Professional Composing Techniques for Targeted Email Campaigns

Effective marketing copy contains a headline, a proposition and a call to action. There is nothing new about this and it still applies to targeted email marketing. Here is how to make the most of your message composition:


Use A Benefit-Rich Headline

A strong, provocative headline is the most important element of any marketing copy. Only one out of five people get beyond the headline so make this your most powerful punch. The secret is that customers are more interested in reading about THEMSELVES than about a company. State a benefit in your headline that clearly enhances their life, using power words such as: "Discover";"Announcing"; "Breakthrough"; "Facts";"New"; "Now"; "Yes"; "Sale";- words that are active, grab the attention of prospects, and promise them something. (The two words that are most enticing are "You", and "Free".)


State A Prospect-Centered Proposition

It is all about your customer. You need to setup your copy to make them believe how their life will be better with your product or service. Go back to the roots of the product or service being offered. Why does it exist in today's world, and why does your company sell it? The proposition section of your marketing copy sets up a kind of vacuum, which you are about to fill with... benefits. A benefit is anything that will make a customer's life better by using your product or service. This is the payoff, and the crucial section of your marketing copy where you must deliver the goods. Write down each and every benefit that you can, with later. Next comes features, however with email marketing you may want to drive traffic to your web site where you can spill out all the features. If a customer reads beyond the headline, then they may be good prospect for what you are selling. Now it's your job to give them ALL the information you can... but not all in a single email. If you must put all the information here, then break it up with calls to action between each major section.


Ask For a Response!

This is your call to action. All marketing copy must deliver a clear call to action. Do you want the customer to phone, click, respond? Customers are bombarded with thousands of calls to action every day so make you call DIRECT AND FIRM. And finally, is there a compelling reason for them to act NOW? (Limited time offer, call now and receive a discount, etc.)


Keep it focused.

Unless you are composing a newsletter, keep your email message focused and keep it short. It may be tempting to throw in blurbs about other products or services, but it will distract from your objective. Customers will see a long email and think it is too much trouble to read the whole email for the benefit (even if you do everything else right). Since newsletters often cover many topics and tend to be long, try to group the topics and compose several shorter variations of your newsletter. Select customers based on their interests and create a group profile for each variation of your newsletter. Focus on quality, not quantity. The more targeted an e-mail list is, the smaller the number of returns (leads or sales) will be. However, the leads or sales should be of high quality and thus likely to turn into long-term, profitable customers. This is the value of targeted email marketing - send your message to those most likely to respond.

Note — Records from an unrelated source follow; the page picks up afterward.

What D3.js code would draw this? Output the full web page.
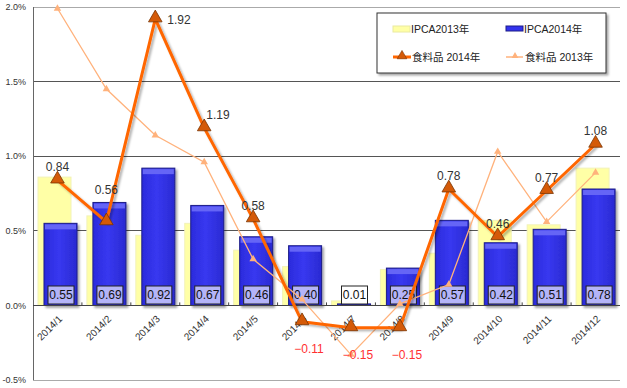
<!DOCTYPE html>
<html>
<head>
<meta charset="utf-8">
<script src="https://cdn.jsdelivr.net/npm/d3@7"></script>
<style>
  body { margin: 0; background: #fff; }
  svg { display: block; font-family: "Liberation Sans", "Noto Sans CJK JP", sans-serif; }
</style>
</head>
<body>
<svg id="chart"></svg>
<script>
// data
const months = ['2014/1', '2014/2', '2014/3', '2014/4', '2014/5', '2014/6',
                '2014/7', '2014/8', '2014/9', '2014/10', '2014/11', '2014/12'];
const ipca2013 = [0.86, 0.60, 0.47, 0.55, 0.37, 0.26, 0.03, 0.24, 0.35, 0.57, 0.54, 0.92];
const ipca2014 = [0.55, 0.69, 0.92, 0.67, 0.46, 0.40, 0.01, 0.25, 0.57, 0.42, 0.51, 0.78];
const food2014 = [0.84, 0.56, 1.92, 1.19, 0.58, -0.11, -0.15, -0.15, 0.78, 0.46, 0.77, 1.08];
const food2013 = [1.99, 1.45, 1.14, 0.96, 0.31, 0.04, -0.33, 0.01, 0.14, 1.03, 0.56, 0.89];
const yTicks = [-0.5, 0, 0.5, 1.0, 1.5, 2.0];
const legendNames = ['IPCA2013年', 'IPCA2014年', '食料品 2014年', '食料品 2013年'];

const w = 627, h = 388;
const padLeft = 33, padRight = 620, padTop = 7, padBottom = 380;

const svg = d3.select('#chart').attr('width', w).attr('height', h);

const x = d3.scaleBand().domain(months).range([padLeft, padRight]);
const y = d3.scaleLinear().domain([-0.5, 2.0]).range([padBottom, padTop]);
const cx = i => x(months[i]) + x.bandwidth() / 2;

// filters / gradients
const defs = svg.append('defs');
const sh = defs.append('filter').attr('id', 'shadow').attr('x', '-20%').attr('y', '-20%').attr('width', '150%').attr('height', '150%');
sh.append('feDropShadow').attr('dx', 2).attr('dy', 2).attr('stdDeviation', 1)
  .attr('flood-color', '#000').attr('flood-opacity', 0.35);
const lsh = defs.append('filter').attr('id', 'lshadow').attr('x', '-10%').attr('y', '-10%').attr('width', '130%').attr('height', '130%');
lsh.append('feDropShadow').attr('dx', 2).attr('dy', 2).attr('stdDeviation', 1)
  .attr('flood-color', '#000').attr('flood-opacity', 0.3);
const bg = defs.append('linearGradient').attr('id', 'blueGrad').attr('x1', 0).attr('x2', 1).attr('y1', 0).attr('y2', 0);
bg.append('stop').attr('offset', '0%').attr('stop-color', '#2b2bdc');
bg.append('stop').attr('offset', '45%').attr('stop-color', '#3838f0');
bg.append('stop').attr('offset', '100%').attr('stop-color', '#2a2ad2');

// grid lines
svg.append('g')
  .selectAll('line')
  .data(yTicks)
  .enter()
  .append('line')
  .attr('x1', padLeft).attr('x2', padRight)
  .attr('y1', d => y(d)).attr('y2', d => y(d))
  .attr('stroke', d => (d === 2.0 || d === -0.5) ? '#aaa' : '#555')
  .attr('stroke-width', 1)
  .attr('shape-rendering', 'crispEdges');

// y axis
svg.append('line')
  .attr('x1', padLeft).attr('x2', padLeft).attr('y1', padTop).attr('y2', padBottom)
  .attr('stroke', '#666').attr('shape-rendering', 'crispEdges');

svg.append('g')
  .selectAll('text')
  .data(yTicks)
  .enter()
  .append('text')
  .attr('x', 26)
  .attr('y', d => y(d))
  .attr('dy', '0.35em')
  .attr('text-anchor', 'end')
  .attr('font-size', 9)
  .attr('fill', '#333')
  .text(d => d3.format('.1f')(d).replace('−', '-') + '%');

// 2013 bars
svg.append('g')
  .selectAll('rect')
  .data(ipca2013)
  .enter()
  .append('rect')
  .attr('x', (d, i) => x(months[i]) + 5)
  .attr('width', 33)
  .attr('y', d => y(d))
  .attr('height', d => y(0) - y(d))
  .attr('fill', '#ffffa6')
  .attr('stroke', '#f2f2b8')
  .attr('stroke-width', 1);

// 2014 bars
const blue = svg.append('g')
  .selectAll('g')
  .data(ipca2014)
  .enter()
  .append('g');

blue.append('rect')
  .attr('x', (d, i) => x(months[i]) + 11)
  .attr('width', 33)
  .attr('y', d => y(d))
  .attr('height', d => y(0) - y(d))
  .attr('fill', 'url(#blueGrad)')
  .attr('stroke', '#1d1d88')
  .attr('stroke-width', 1)
  .attr('filter', 'url(#shadow)');

blue.append('rect')
  .attr('x', (d, i) => x(months[i]) + 12)
  .attr('width', 31)
  .attr('y', d => y(d) + 1)
  .attr('height', d => Math.min(5, Math.max(0, y(0) - y(d) - 1)))
  .attr('fill', '#6565f6');

// x axis
svg.append('line')
  .attr('x1', padLeft).attr('x2', padRight).attr('y1', y(0)).attr('y2', y(0))
  .attr('stroke', '#444').attr('shape-rendering', 'crispEdges');

svg.append('g')
  .selectAll('line')
  .data(months.slice(1))
  .enter()
  .append('line')
  .attr('x1', d => x(d)).attr('x2', d => x(d))
  .attr('y1', y(0)).attr('y2', y(0) - 3)
  .attr('stroke', '#444');

svg.append('g')
  .selectAll('text')
  .data(months)
  .enter()
  .append('text')
  .attr('transform', (d, i) => 'translate(' + (cx(i) + 3) + ',' + 317 + ') rotate(-45)')
  .attr('text-anchor', 'end')
  .attr('dy', '0.35em')
  .attr('font-size', 10)
  .attr('fill', '#333')
  .text(d => d);

// value boxes on 2014 bars
const boxes = svg.append('g')
  .selectAll('g')
  .data(ipca2014)
  .enter()
  .append('g')
  .attr('transform', (d, i) => 'translate(' + (x(months[i]) + 28) + ',' + 295 + ')');

boxes.append('rect')
  .attr('x', -13).attr('y', -9)
  .attr('width', 26).attr('height', 18)
  .attr('fill', d => (y(0) - y(d) < 20) ? '#fff' : '#b4b4f8')
  .attr('stroke', '#222')
  .attr('stroke-width', 1);

boxes.append('text')
  .attr('text-anchor', 'middle')
  .attr('dy', '0.36em')
  .attr('font-size', 12)
  .attr('fill', '#111')
  .text(d => d.toFixed(2));

// food 2013 line
const line = d3.line().x((d, i) => cx(i)).y(d => y(d));

svg.append('path')
  .datum(food2013)
  .attr('d', line)
  .attr('fill', 'none')
  .attr('stroke', '#ffb27c')
  .attr('stroke-width', 1.3);

svg.append('g')
  .selectAll('path')
  .data(food2013)
  .enter()
  .append('path')
  .attr('d', d3.symbol(d3.symbolTriangle).size(24))
  .attr('transform', (d, i) => 'translate(' + cx(i) + ',' + y(d) + ')')
  .attr('fill', '#ffb27c');

// food 2014 line
svg.append('path')
  .datum(food2014)
  .attr('d', line)
  .attr('fill', 'none')
  .attr('stroke', '#ff6600')
  .attr('stroke-width', 3)
  .attr('stroke-linejoin', 'round')
  .attr('filter', 'url(#lshadow)');

svg.append('g')
  .selectAll('path')
  .data(food2014)
  .enter()
  .append('path')
  .attr('d', d3.symbol(d3.symbolTriangle).size(80))
  .attr('transform', (d, i) => 'translate(' + cx(i) + ',' + (y(d) - 1) + ')')
  .attr('fill', '#d45a08')
  .attr('stroke', '#7a3300')
  .attr('stroke-width', 0.8);

// food 2014 labels
const maxI = food2014.indexOf(d3.max(food2014));
svg.append('g')
  .selectAll('text')
  .data(food2014)
  .enter()
  .append('text')
  .attr('x', (d, i) => {
    if (i === maxI) return cx(i) + 12;
    if (i === maxI + 1) return cx(i) + 2;
    if (d < 0) return cx(i) + 7;
    return cx(i);
  })
  .attr('y', (d, i) => {
    if (i === maxI) return y(d) + 1;
    if (d < 0) return y(d) + 27;
    return Math.min(y(d), y(ipca2014[i])) - 13;
  })
  .attr('dy', '0.35em')
  .attr('text-anchor', (d, i) => (i === maxI || i === maxI + 1) ? 'start' : 'middle')
  .attr('font-size', 12)
  .attr('fill', d => d < 0 ? '#ff3030' : '#333')
  .text(d => d < 0 ? '\u2212' + Math.abs(d).toFixed(2) : d.toFixed(2));

// legend
const lg = svg.append('g');
lg.append('rect')
  .attr('x', 377).attr('y', 13).attr('width', 229).attr('height', 60)
  .attr('fill', '#fff').attr('stroke', '#333').attr('stroke-width', 1)
  .attr('filter', 'url(#shadow)');

const lgPos = [[393, 29], [506, 29], [393, 57], [506, 57]];
lg.append('rect').attr('x', lgPos[0][0]).attr('y', lgPos[0][1] - 3).attr('width', 17).attr('height', 6)
  .attr('fill', '#ffffa6').attr('stroke', '#eaeaa0');
lg.append('rect').attr('x', lgPos[1][0]).attr('y', lgPos[1][1] - 3).attr('width', 17).attr('height', 5)
  .attr('fill', '#3333ee').attr('stroke', '#1d1d88');
lg.append('line').attr('x1', lgPos[2][0]).attr('x2', lgPos[2][0] + 18)
  .attr('y1', lgPos[2][1]).attr('y2', lgPos[2][1])
  .attr('stroke', '#ff6600').attr('stroke-width', 3);
lg.append('path').attr('d', d3.symbol(d3.symbolTriangle).size(40))
  .attr('transform', 'translate(' + (lgPos[2][0] + 9) + ',' + (lgPos[2][1] - 1) + ')')
  .attr('fill', '#d45a08').attr('stroke', '#7a3300').attr('stroke-width', 0.6);
lg.append('line').attr('x1', lgPos[3][0]).attr('x2', lgPos[3][0] + 17)
  .attr('y1', lgPos[3][1]).attr('y2', lgPos[3][1])
  .attr('stroke', '#ffb27c').attr('stroke-width', 1.5);
lg.append('path').attr('d', d3.symbol(d3.symbolTriangle).size(20))
  .attr('transform', 'translate(' + (lgPos[3][0] + 9) + ',' + (lgPos[3][1] - 1) + ')')
  .attr('fill', '#ffb27c');

lg.selectAll('text')
  .data(legendNames)
  .enter()
  .append('text')
  .attr('x', (d, i) => lgPos[i][0] + (i < 2 ? 18 : 19))
  .attr('y', (d, i) => lgPos[i][1])
  .attr('dy', '0.35em')
  .attr('font-size', 10.5)
  .attr('fill', '#222')
  .text(d => d);
</script>
</body>
</html>
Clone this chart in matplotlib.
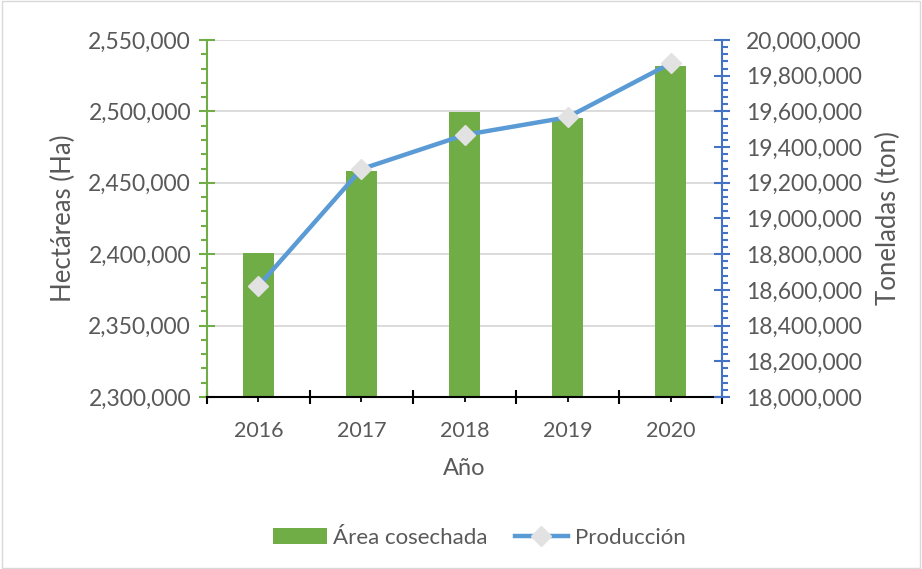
import matplotlib
matplotlib.use("Agg")
import matplotlib.pyplot as plt
from matplotlib.ticker import MultipleLocator, StrMethodFormatter, FixedLocator
from matplotlib.lines import Line2D
from matplotlib.patches import Patch, Rectangle

plt.rcParams["font.family"] = ["Lato", "DejaVu Sans"]

years = ["2016", "2017", "2018", "2019", "2020"]
area_ha = [2401000, 2458300, 2499400, 2495400, 2532000]
produccion_ton = [18622000, 19277000, 19468000, 19567000, 19869000]

TEXT = "#595959"
GREEN = "#70AD47"
BLUE = "#5B9BD5"
AXIS_BLUE = "#4472C4"

fig = plt.figure(figsize=(9.22, 5.69), dpi=100)
ax = fig.add_axes([0.2245, 0.3023, 0.5586, 0.6274])
ax2 = ax.twinx()

x = list(range(len(years)))

# bars (left axis)
ax.bar(x, area_ha, width=0.31, color=GREEN, zorder=2)
ax.set_ylim(2300000, 2550000)
ax.set_xlim(-0.5, len(years) - 0.5)
ax.yaxis.set_major_locator(MultipleLocator(50000))
ax.yaxis.set_minor_locator(MultipleLocator(10000))
ax.yaxis.set_major_formatter(StrMethodFormatter("{x:,.0f}"))
ax.grid(axis="y", color="#D9D9D9", linewidth=1.3)
ax.set_axisbelow(True)

# line (right axis)
ax2.plot(x, produccion_ton, color=BLUE, linewidth=3.2, marker="D", markersize=10,
         markerfacecolor="#E2E2E2", markeredgecolor="#E2E2E2", zorder=3)
ax2.set_ylim(18000000, 20000000)
ax2.yaxis.set_major_locator(MultipleLocator(200000))
ax2.yaxis.set_minor_locator(MultipleLocator(40000))
ax2.yaxis.set_major_formatter(StrMethodFormatter("{x:,.0f}"))

# x ticks: categories + boundary ticks
ax.set_xticks(x)
ax.set_xticklabels(years)
ax.xaxis.set_minor_locator(FixedLocator([i - 0.5 for i in range(len(years) + 1)]))
ax.tick_params(axis="x", which="major", direction="out", length=3.5, width=1.3,
               colors="black", labelcolor=TEXT, labelsize=15.5, pad=14)
ax.tick_params(axis="x", which="minor", direction="inout", length=10, width=1.5, colors="black")

ax.tick_params(axis="y", which="major", direction="inout", length=11, width=1.5,
               colors=GREEN, labelcolor=TEXT, labelsize=16.5, pad=6)
ax.tick_params(axis="y", which="minor", direction="out", length=4, width=1.5, colors=GREEN)
ax2.tick_params(axis="y", which="major", direction="inout", length=11, width=1.5,
                colors=AXIS_BLUE, labelcolor=TEXT, labelsize=16.5, pad=12)
ax2.tick_params(axis="y", which="minor", direction="out", length=4, width=1.5, colors=AXIS_BLUE)

for a in (ax, ax2):
    a.spines["top"].set_visible(False)
ax.spines["right"].set_visible(False)
ax2.spines["left"].set_visible(False)
ax2.spines["bottom"].set_visible(False)
ax.spines["left"].set_color(GREEN)
ax.spines["left"].set_linewidth(1.5)
ax2.spines["right"].set_color(AXIS_BLUE)
ax2.spines["right"].set_linewidth(1.5)
ax.spines["bottom"].set_color("black")
ax.spines["bottom"].set_linewidth(1.5)

ax.set_xlabel("Año", color=TEXT, fontsize=17, labelpad=12)
ax.set_ylabel("Hectáreas (Ha)", color=TEXT, fontsize=18.5)
ax.yaxis.set_label_coords(-0.255, 0.5)
ax2.set_ylabel("Toneladas (ton)", color=TEXT, fontsize=18.5, labelpad=10)

handles = [
    Patch(facecolor=GREEN, label="Área cosechada"),
    Line2D([0], [0], color=BLUE, linewidth=3.2, marker="D", markersize=10,
           markerfacecolor="#E2E2E2", markeredgecolor="#E2E2E2", label="Producción"),
]
fig.legend(handles=handles, loc="center", bbox_to_anchor=(0.52, 0.055), ncol=2,
           frameon=False, fontsize=16, labelcolor=TEXT, handlelength=2.4,
           handleheight=0.75, columnspacing=1.2, handletextpad=0.3)

fig.patches.append(Rectangle((0.002, 0.002), 0.996, 0.996, transform=fig.transFigure,
                             fill=False, edgecolor="#D9D9D9", linewidth=1))

fig.savefig("out.png", dpi=100)
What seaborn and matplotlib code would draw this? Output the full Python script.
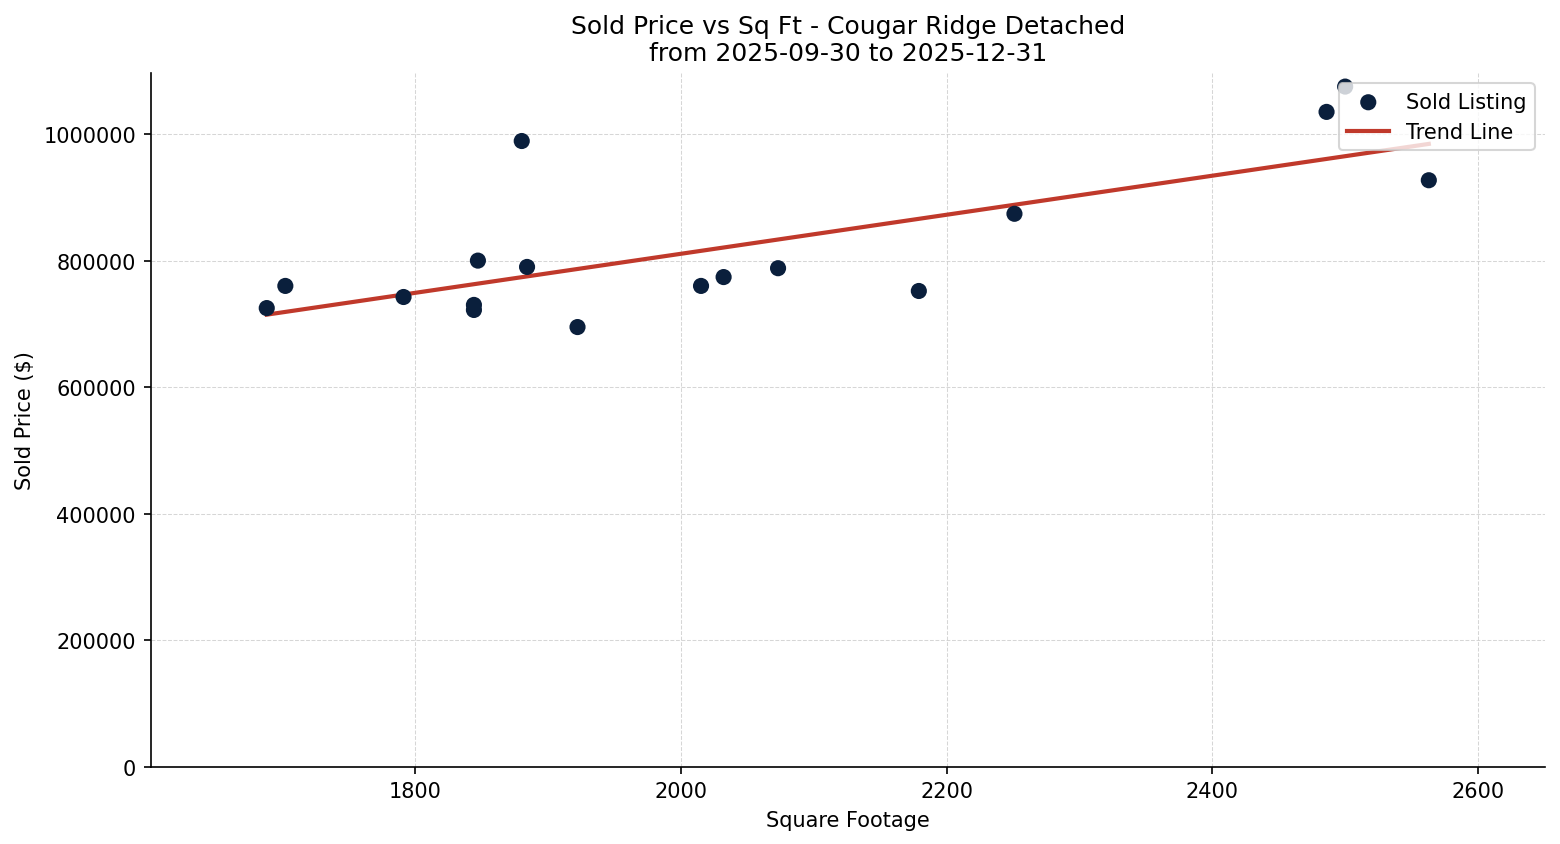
import numpy as np
import pandas as pd
import matplotlib
matplotlib.use("Agg")
import matplotlib.pyplot as plt
import seaborn as sns

# sold listings
sqft = [1688, 1702, 1791, 1844, 1844, 1847, 1880, 1884, 1922, 2015,
        2032, 2073, 2179, 2251, 2486, 2500, 2563]
sold_price = [725000, 760000, 742500, 730000, 722000, 800000, 989000, 790000,
              695000, 760000, 774000, 788000, 752000, 874000, 1035000, 1075000, 927000]

df = pd.DataFrame({"sqft": sqft, "price": sold_price})

# linear trend across the data range
slope, intercept = np.polyfit(df["sqft"], df["price"], 1)
trend = pd.DataFrame({"sqft": [df["sqft"].min(), df["sqft"].max()]})
trend["price"] = slope * trend["sqft"] + intercept

fig, ax = plt.subplots(figsize=(10.4, 5.633), dpi=150)

sns.lineplot(data=trend, x="sqft", y="price", color="#c0392b", linewidth=2,
             label="Trend Line", ax=ax, zorder=2)
sns.scatterplot(data=df, x="sqft", y="price", color="#0a1f3c", s=60,
                edgecolor="none", label="Sold Listing", ax=ax, zorder=3)

# pad the x range by 10% on each side
x_pad = (df["sqft"].max() - df["sqft"].min()) * 0.1
ax.set_xlim(df["sqft"].min() - x_pad, df["sqft"].max() + x_pad)
ax.set_ylim(0, df["price"].max() * 1.02)
ax.ticklabel_format(axis="y", style="plain", useOffset=False)

ax.grid(True, linestyle="--", linewidth=0.5, color="#cccccc", alpha=0.8)
ax.set_axisbelow(True)
sns.despine(ax=ax)

ax.set_title("Sold Price vs Sq Ft - Cougar Ridge Detached\nfrom 2025-09-30 to 2025-12-31")
ax.set_xlabel("Square Footage")
ax.set_ylabel("Sold Price ($)")

handles, labels = ax.get_legend_handles_labels()
order = [labels.index("Sold Listing"), labels.index("Trend Line")]
ax.legend([handles[i] for i in order], [labels[i] for i in order], loc="upper right")

fig.subplots_adjust(left=0.0965, right=0.9904, top=0.9125, bottom=0.0913)
plt.savefig("out.png", dpi=150)
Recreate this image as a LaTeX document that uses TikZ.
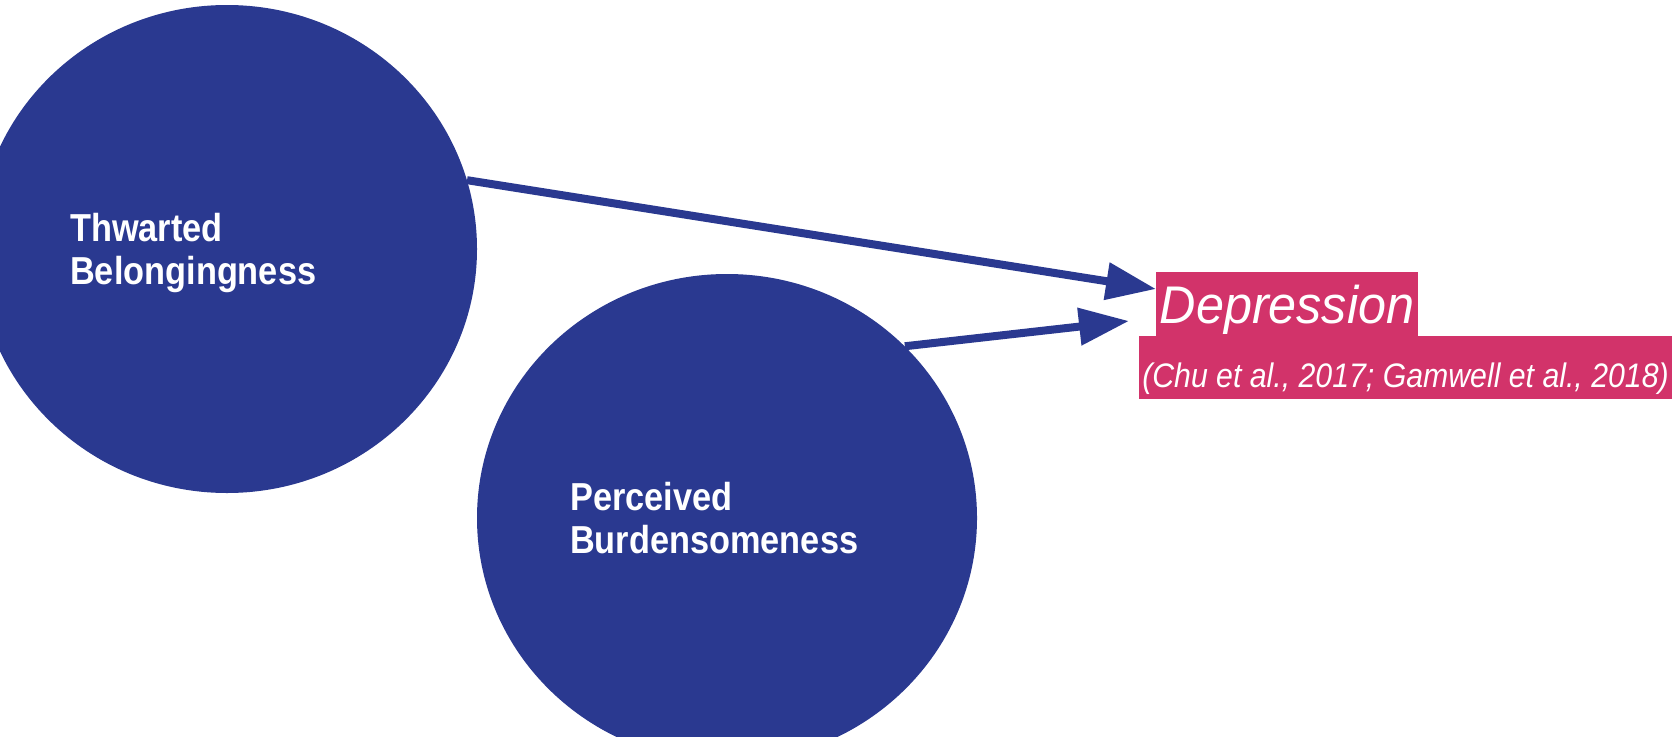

Formatting your marketing message.

Keep in mind that there could be a wide range of acceptable formats to use when you compose your email, but there are some basics that are common to all successful campaigns. Even though graphically enhanced email has a higher response rate, you should strive to use graphics sparingly. Just like your web site, too many graphics in a message will be a turn-off when the recipient is waiting to view them. Use graphics to strengthen your message, not distract from it. Usually, a good quality header graphic, your logo and one other picture is all that is necessary to make your point. And don't forget to place a call to action at the beginning and end of your message. If a recipient fails to read your entire message, you at least want to impact them in the headline.


Your messages should also contain: a footer with standard contact information and/or a privacy policy. Include unsubscribe instructions. The first mailing to a customer should always thank them for signing up and remind them what they signed up for. Every graphic should have a text alternative, since some customers may not be able to view graphics in their email client.